L'arroseur arrosé : 4.1. Le cas colombien

En juin 2003, suite à la migration des cultures illicites dans les parcs nationaux colombiens, la Dirección Nacional de Estupefacientes (DNE) a pris la regrettable décision d’autoriser les épandages aériens au-dessus de ceux-ci! En guise de comparaison, la Ley del Régimen de la Coca y Sustancias Controladas de Bolivie, mieux connue sous le nom de Loi 1008, stipule que seules les méthodes d’éradication manuelles et mécaniques seront autorisées, et interdit le recours aux herbicides et défoliants chimiques. [54] Selon l’Ombudsman et l’Office du Vérificateur général de Colombie, la Résolution 0013 viole pas moins de six lois et décrets nationaux, en sus du droit constitutionnel à la vie, la santé et à un environnement sain [55] — cela sans oublier les nombreux instruments de droit international ayant trait à la biodiversité, aux peuples indigènes, etc. Suite à une opposition farouche de milieux politiques, civils et religieux, les autorités ont finalement fait marche arrière.

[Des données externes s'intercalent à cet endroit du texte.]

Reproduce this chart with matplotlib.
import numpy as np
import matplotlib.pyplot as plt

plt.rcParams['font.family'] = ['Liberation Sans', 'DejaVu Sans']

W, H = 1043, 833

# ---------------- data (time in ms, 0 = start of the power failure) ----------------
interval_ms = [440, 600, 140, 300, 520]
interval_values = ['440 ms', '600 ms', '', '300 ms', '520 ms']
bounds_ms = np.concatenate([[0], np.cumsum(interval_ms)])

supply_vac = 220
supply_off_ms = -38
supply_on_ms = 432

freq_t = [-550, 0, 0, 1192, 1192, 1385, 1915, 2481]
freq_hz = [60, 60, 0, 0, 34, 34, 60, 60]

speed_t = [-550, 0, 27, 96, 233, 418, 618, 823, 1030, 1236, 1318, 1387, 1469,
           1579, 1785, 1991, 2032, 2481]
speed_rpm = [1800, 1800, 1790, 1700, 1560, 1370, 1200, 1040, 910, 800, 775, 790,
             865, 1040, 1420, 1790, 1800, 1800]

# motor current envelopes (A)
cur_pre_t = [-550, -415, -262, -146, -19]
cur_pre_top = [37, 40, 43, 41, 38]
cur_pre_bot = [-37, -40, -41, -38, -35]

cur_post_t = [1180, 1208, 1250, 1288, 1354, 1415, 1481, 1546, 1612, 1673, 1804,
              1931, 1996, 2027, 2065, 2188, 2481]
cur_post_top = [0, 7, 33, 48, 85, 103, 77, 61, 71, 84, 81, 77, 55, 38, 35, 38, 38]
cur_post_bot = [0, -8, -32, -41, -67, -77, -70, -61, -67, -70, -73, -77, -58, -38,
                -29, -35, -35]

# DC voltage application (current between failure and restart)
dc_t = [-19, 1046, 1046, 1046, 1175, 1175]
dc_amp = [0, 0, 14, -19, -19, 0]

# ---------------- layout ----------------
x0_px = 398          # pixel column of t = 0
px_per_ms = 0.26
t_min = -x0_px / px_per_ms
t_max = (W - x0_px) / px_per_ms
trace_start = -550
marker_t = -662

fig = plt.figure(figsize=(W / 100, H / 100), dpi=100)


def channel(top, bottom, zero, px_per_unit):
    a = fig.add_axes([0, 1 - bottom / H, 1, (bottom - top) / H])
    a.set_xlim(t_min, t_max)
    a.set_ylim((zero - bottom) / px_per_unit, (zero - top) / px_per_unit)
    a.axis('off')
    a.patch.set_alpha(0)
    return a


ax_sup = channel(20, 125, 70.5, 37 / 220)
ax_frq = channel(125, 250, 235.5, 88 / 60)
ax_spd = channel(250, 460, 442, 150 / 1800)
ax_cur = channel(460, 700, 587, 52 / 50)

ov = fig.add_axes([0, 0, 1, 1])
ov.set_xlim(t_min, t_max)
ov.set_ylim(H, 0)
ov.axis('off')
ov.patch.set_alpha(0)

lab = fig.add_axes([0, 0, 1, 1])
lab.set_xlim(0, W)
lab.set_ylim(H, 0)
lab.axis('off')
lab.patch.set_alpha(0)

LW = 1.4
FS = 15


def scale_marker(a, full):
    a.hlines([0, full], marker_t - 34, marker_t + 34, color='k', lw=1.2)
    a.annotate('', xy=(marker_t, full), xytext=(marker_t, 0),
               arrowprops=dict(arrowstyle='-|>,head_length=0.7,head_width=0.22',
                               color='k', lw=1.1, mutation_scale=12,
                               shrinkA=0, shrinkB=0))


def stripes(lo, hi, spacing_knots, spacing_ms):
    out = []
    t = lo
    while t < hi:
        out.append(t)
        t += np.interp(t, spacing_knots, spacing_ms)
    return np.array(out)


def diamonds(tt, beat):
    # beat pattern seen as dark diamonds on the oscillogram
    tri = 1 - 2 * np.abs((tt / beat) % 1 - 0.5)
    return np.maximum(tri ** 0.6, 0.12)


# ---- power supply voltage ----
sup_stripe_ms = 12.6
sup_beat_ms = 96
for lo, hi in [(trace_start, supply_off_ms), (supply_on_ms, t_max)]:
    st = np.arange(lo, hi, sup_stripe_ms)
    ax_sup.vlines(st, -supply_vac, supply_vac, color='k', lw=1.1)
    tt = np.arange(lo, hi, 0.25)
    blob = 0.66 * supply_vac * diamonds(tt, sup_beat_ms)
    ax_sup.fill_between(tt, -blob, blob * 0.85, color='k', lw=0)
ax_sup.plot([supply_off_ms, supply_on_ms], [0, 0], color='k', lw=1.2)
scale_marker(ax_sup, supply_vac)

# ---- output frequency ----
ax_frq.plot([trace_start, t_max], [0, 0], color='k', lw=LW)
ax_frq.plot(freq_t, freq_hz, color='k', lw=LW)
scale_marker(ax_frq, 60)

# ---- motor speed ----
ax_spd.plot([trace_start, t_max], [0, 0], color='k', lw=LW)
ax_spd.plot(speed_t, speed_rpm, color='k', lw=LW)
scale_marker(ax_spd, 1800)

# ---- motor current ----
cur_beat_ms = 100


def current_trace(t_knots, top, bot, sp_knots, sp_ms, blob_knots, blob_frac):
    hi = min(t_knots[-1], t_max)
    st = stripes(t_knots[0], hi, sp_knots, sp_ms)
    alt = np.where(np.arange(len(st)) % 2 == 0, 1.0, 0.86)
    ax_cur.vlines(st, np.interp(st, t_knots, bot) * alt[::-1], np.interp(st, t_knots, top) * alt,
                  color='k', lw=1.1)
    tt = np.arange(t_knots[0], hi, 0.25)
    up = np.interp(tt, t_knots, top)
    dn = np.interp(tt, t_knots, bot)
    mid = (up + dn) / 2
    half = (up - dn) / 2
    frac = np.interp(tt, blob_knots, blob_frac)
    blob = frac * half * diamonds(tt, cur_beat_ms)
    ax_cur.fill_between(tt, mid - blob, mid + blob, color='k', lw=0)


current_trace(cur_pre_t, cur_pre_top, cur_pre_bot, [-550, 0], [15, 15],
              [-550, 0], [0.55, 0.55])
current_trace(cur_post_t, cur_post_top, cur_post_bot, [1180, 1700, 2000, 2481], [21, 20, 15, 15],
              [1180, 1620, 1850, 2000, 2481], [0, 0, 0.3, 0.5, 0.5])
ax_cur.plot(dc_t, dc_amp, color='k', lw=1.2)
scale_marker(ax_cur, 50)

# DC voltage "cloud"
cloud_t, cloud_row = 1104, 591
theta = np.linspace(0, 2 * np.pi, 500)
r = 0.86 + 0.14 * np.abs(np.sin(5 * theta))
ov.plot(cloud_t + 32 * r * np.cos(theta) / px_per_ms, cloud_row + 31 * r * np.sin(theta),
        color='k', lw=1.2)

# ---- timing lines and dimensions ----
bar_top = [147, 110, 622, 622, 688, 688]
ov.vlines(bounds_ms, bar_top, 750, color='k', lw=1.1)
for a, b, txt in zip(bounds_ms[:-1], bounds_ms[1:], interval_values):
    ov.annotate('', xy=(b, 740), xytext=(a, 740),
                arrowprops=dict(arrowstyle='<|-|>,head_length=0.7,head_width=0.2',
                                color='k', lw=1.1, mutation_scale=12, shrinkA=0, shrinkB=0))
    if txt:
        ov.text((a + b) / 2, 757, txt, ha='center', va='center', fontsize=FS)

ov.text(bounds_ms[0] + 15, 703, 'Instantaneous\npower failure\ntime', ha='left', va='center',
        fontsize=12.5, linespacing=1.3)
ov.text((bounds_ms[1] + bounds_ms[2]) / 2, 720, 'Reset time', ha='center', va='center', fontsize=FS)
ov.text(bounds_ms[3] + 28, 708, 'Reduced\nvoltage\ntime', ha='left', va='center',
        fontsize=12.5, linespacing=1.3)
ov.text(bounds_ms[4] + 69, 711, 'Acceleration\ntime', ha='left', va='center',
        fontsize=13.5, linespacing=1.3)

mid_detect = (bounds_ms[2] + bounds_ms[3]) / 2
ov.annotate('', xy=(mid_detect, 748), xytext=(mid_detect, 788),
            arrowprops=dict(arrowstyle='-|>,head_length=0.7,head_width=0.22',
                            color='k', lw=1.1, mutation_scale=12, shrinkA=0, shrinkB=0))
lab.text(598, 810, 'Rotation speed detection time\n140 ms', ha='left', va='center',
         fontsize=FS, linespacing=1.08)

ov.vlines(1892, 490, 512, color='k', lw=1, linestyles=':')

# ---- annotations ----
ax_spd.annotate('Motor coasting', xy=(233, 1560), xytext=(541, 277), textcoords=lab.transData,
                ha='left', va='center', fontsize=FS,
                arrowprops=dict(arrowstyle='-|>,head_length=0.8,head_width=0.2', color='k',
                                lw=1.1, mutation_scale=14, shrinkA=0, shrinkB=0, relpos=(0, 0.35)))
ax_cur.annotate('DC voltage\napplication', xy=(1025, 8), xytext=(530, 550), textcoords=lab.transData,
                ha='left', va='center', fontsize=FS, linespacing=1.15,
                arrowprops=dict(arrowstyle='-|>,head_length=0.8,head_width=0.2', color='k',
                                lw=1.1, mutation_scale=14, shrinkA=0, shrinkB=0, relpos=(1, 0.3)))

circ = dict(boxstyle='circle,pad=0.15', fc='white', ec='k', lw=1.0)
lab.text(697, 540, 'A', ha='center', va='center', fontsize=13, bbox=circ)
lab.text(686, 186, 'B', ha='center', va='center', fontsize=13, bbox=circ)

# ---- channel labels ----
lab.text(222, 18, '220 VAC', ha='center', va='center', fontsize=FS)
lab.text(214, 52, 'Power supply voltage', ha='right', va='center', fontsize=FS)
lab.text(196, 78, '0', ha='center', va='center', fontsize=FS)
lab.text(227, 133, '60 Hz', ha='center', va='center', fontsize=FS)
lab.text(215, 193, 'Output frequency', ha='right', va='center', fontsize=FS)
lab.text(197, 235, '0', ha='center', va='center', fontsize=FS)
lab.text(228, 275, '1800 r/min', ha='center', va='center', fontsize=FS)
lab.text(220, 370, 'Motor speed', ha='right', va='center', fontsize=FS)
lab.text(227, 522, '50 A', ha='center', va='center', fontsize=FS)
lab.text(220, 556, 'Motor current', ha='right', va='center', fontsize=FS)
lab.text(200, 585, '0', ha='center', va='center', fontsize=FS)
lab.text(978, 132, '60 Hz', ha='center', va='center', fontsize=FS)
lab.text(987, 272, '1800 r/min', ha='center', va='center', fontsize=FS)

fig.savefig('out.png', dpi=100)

Un peu plus tôt cette même année, la Cour constitutionnelle de Bogotá avait ordonné la suspension des épandages aériens sur l’ensemble du territoire du pays, jusqu’à ce que des études d’impact complètes soient réalisées, mais les autorités colombiennes ont interjeté appel, ce qui a permis aux opérations de continuer. Le seul gain réalisé dès lors, fut l’engagement de consulter et d’informer les communautés autochtones avant de procéder. En 2003 toujours, le tribunal administratif de Cundinamarca a accepté de traiter une poursuite en recours collectif, et a ordonné une fois de plus à la DNE de suspendre temporairement les opérations. Ce recours a donné lieu à une documentation abondante d’environ 53 000 pages et le jugement final a en quelque sorte « consacré » le principe de précaution. [56] La décision du gouvernement colombien de poursuivre les opérations d’éradication par voie aérienne malgré tout, a causé de grands remous politiques. [57]

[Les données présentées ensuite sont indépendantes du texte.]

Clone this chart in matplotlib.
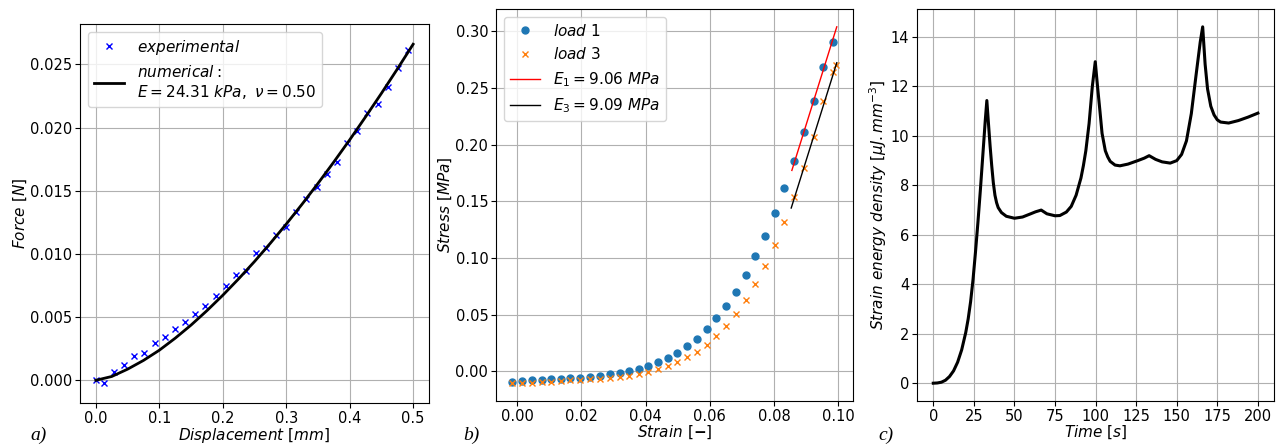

La voie du droit interne a donc été explorée maintes et maintes fois, par des ONG ainsi que la société civile équatorienne et colombienne, avec des effets très mitigés.

Au plan international, c’est peut-être du côté de l’Organisation des États Américains (OÉA) que réside quelque espoir. Des recours individuels sont possibles devant la Commission interaméricaine des Droits de l’Homme (CIDH), en vertu de l’article 11 du Protocole additionnel à la Convention américaine relative aux droits de l’homme (Protocole de San Salvador). Ce mécanisme a été utilisé au moins une fois, soit en décembre 2000, par une ONG équatorienne qui a déposé une plainte formelle au nom des paysans habitant près de la frontière colombienne. [58] Par ailleurs, la Commission interaméricaine pour le contrôle de l’abus de drogues (CICAD), instance spécialisée de l’OÉA, a débuté en janvier 2004 une évaluation scientifique de l’impact des programmes d’éradication. [59] On peut espérer que cette recherche, dont les résultats sont attendus au cours de 2005, sera menée de manière plus indépendante que celles financées par le Département d’État des États-Unis. Bien que l’OÉA ne puisse forcer la main des autorités colombiennes ou états-uniennes, elle pourrait contribuer à « délégitimer » davantage les opérations d’éradication en cours. Une prise de position claire de cette organisation en faveur de l’arrêt des programmes d’éradication chimique viendrait s’ajouter à celle du Parlement européen, qui a déjà fait pression sur les présidents Pastrana et Uribe à cet effet. [60] En fait, il semble que seules des pressions politiques fortes de la communauté internationale, solidement étayées par une jurisprudence et des études scientifiques de plus en plus abondantes, auront raison des programmes d’éradication aériens.


[54] Marsh, Betsy, 2004. Op. cit., pp. 3, 35-36.
[55] Ibid., p. 39.
[56] Claudia Sampedro y Otros (2003) Tribunal Administrativo de Cundinamarca, sección segunda, subsección B, Expediente n° 02-022, p. 112.
[57] Transnational Institute, 2004. The Debate on the Fumigations. En ligne : TNI Drugs & Democracy, http://tni.org/drugscolombia-docs/thedebate-e.htm
[58] Marsh, Betsy, 2004. Op. cit., p.41. Il est à noter que la Colombie, le Pérou et l’Équateur ont ratifié le Protocole de San Salvador, alors que les États-Unis n’en sont même pas signataires.
[59] Ibid., p. 18.
[60] Transnational Institute, 2004. Op. cit.